**What the task asks**
Quote verbatim everything from the line containing "What Chart.js code" down to the line containing "2.00, 1.55, 1.65];", with both of those lines included and no others.

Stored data
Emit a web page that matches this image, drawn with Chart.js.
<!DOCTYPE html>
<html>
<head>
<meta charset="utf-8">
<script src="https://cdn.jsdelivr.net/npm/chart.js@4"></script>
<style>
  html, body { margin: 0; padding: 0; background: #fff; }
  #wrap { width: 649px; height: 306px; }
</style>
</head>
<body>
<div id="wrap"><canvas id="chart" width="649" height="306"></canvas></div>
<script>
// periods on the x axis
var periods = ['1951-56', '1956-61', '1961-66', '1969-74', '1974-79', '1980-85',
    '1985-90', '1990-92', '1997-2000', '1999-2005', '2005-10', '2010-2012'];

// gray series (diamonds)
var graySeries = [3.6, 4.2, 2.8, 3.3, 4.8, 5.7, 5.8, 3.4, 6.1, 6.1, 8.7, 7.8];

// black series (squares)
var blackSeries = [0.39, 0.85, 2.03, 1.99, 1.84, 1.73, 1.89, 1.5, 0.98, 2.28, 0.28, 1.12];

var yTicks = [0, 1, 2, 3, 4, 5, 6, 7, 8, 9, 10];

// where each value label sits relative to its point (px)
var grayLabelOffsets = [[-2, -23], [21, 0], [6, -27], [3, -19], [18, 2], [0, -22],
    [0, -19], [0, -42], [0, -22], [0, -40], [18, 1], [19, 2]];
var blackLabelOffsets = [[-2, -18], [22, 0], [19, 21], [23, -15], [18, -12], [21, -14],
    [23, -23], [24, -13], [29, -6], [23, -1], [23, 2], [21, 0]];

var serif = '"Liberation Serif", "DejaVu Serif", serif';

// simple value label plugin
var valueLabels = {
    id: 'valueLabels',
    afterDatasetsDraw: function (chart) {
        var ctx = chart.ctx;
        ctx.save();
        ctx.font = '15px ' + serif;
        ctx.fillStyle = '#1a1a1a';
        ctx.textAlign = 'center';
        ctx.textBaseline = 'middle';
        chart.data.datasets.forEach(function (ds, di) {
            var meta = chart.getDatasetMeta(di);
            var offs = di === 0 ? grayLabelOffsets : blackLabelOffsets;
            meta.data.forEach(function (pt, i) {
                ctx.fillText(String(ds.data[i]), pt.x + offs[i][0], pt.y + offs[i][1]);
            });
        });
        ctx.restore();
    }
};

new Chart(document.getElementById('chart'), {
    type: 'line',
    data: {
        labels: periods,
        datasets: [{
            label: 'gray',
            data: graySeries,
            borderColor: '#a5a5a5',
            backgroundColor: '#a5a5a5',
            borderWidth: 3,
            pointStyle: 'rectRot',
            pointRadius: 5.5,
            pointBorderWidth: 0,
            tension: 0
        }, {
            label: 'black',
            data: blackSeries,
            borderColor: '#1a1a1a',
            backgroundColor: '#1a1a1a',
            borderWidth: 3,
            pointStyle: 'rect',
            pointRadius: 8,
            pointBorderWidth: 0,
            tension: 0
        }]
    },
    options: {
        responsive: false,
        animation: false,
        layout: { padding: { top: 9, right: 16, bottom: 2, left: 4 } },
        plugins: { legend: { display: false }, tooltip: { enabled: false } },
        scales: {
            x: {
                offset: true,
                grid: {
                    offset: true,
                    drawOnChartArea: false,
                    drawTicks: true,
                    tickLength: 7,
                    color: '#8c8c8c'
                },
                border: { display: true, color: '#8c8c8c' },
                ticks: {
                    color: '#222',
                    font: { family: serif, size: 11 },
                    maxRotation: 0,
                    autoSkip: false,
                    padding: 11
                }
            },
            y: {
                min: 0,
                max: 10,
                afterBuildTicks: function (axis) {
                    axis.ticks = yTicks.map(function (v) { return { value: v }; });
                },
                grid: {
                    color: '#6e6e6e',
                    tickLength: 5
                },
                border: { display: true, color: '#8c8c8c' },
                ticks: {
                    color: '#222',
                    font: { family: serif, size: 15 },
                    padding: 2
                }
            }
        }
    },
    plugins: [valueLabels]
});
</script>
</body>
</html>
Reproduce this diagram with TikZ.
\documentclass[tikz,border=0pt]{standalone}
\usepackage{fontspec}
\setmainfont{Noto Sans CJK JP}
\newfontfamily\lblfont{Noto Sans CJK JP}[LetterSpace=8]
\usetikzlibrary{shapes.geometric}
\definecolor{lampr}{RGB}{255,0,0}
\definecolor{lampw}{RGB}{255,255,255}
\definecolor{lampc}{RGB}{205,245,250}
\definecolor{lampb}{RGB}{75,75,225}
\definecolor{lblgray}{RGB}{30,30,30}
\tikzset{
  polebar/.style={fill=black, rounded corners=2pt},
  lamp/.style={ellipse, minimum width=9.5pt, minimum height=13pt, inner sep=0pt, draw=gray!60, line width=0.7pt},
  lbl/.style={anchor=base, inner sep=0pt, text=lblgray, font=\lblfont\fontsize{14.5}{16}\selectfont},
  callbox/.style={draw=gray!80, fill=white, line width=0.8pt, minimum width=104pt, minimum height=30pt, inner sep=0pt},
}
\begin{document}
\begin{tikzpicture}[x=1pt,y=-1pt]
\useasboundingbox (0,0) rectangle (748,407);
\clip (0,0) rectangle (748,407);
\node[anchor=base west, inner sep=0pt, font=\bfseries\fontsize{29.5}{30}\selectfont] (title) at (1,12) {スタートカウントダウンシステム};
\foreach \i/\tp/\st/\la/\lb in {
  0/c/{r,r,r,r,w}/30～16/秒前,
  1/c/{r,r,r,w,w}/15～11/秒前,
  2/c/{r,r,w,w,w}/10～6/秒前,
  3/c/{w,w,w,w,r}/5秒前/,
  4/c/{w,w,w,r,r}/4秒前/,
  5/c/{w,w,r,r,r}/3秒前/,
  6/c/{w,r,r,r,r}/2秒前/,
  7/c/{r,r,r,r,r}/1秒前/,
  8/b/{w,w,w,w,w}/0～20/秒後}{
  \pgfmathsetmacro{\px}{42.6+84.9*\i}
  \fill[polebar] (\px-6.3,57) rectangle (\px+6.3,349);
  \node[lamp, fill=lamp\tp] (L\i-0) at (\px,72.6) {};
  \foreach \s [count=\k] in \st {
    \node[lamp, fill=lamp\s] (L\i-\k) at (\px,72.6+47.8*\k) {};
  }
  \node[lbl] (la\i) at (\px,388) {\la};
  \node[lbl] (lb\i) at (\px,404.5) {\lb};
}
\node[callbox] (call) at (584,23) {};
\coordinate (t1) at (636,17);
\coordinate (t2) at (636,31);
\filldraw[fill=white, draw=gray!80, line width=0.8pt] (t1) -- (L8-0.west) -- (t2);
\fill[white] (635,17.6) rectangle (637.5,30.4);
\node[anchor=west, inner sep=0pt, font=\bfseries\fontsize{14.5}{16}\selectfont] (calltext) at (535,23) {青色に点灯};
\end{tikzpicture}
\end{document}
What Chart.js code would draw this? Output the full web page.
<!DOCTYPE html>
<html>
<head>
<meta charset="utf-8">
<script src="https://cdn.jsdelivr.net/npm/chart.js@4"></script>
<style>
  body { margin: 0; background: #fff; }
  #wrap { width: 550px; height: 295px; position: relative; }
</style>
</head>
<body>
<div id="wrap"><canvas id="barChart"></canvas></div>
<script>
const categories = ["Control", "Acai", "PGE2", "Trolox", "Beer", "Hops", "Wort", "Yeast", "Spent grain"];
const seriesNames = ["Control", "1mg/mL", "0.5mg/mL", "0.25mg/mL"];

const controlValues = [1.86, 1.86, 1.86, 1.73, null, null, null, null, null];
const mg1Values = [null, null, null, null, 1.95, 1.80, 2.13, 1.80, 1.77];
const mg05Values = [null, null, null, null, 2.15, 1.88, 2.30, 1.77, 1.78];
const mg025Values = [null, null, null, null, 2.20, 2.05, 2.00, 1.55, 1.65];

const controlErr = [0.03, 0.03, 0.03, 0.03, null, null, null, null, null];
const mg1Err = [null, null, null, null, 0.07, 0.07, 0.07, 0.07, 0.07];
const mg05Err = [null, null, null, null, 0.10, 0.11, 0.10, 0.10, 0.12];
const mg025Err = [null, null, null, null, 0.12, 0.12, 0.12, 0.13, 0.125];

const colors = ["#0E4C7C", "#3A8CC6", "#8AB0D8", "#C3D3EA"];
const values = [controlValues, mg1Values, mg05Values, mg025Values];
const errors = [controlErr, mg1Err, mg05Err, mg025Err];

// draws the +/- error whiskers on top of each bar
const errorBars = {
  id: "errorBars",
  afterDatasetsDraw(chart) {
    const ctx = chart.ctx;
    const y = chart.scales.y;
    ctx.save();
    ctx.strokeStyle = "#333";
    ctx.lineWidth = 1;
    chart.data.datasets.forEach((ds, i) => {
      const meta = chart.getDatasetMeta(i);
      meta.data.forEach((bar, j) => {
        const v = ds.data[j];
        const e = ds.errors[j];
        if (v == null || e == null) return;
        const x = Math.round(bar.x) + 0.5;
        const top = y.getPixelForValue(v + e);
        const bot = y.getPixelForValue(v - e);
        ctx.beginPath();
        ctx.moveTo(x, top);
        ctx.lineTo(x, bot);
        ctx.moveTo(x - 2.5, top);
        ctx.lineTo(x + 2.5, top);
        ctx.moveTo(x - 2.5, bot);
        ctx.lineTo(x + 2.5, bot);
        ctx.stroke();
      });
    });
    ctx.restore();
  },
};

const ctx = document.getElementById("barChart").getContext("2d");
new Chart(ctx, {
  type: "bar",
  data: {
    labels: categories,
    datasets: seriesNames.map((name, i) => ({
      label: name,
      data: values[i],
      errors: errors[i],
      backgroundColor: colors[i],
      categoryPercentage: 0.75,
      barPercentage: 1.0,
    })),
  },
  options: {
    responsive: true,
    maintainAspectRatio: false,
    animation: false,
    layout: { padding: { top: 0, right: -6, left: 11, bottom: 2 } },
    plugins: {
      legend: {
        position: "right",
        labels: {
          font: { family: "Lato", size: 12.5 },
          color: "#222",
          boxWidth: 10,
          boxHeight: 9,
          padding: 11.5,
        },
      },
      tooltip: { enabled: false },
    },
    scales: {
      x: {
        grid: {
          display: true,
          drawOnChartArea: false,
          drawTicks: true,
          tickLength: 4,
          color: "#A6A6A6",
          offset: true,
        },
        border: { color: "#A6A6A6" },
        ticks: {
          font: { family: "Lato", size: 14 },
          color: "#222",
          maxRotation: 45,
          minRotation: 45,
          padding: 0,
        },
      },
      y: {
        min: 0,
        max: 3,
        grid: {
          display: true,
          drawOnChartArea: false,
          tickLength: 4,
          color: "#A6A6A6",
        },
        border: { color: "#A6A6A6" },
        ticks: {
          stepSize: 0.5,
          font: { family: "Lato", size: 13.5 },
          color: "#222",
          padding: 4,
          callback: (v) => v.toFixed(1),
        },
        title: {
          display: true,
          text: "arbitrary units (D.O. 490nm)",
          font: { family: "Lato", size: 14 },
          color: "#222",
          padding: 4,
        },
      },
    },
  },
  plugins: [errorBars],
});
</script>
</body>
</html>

**Response to this task**
What Chart.js code would draw this? Output the full web page.
<!DOCTYPE html>
<html>
<head>
<meta charset="utf-8">
<script src="https://cdn.jsdelivr.net/npm/chart.js@4"></script>
<style>
  body { margin: 0; background: #fff; }
  #wrap { width: 550px; height: 295px; position: relative; }
</style>
</head>
<body>
<div id="wrap"><canvas id="barChart"></canvas></div>
<script>
const categories = ["Control", "Acai", "PGE2", "Trolox", "Beer", "Hops", "Wort", "Yeast", "Spent grain"];
const seriesNames = ["Control", "1mg/mL", "0.5mg/mL", "0.25mg/mL"];

const controlValues = [1.86, 1.86, 1.86, 1.73, null, null, null, null, null];
const mg1Values = [null, null, null, null, 1.95, 1.80, 2.13, 1.80, 1.77];
const mg05Values = [null, null, null, null, 2.15, 1.88, 2.30, 1.77, 1.78];
const mg025Values = [null, null, null, null, 2.20, 2.05, 2.00, 1.55, 1.65];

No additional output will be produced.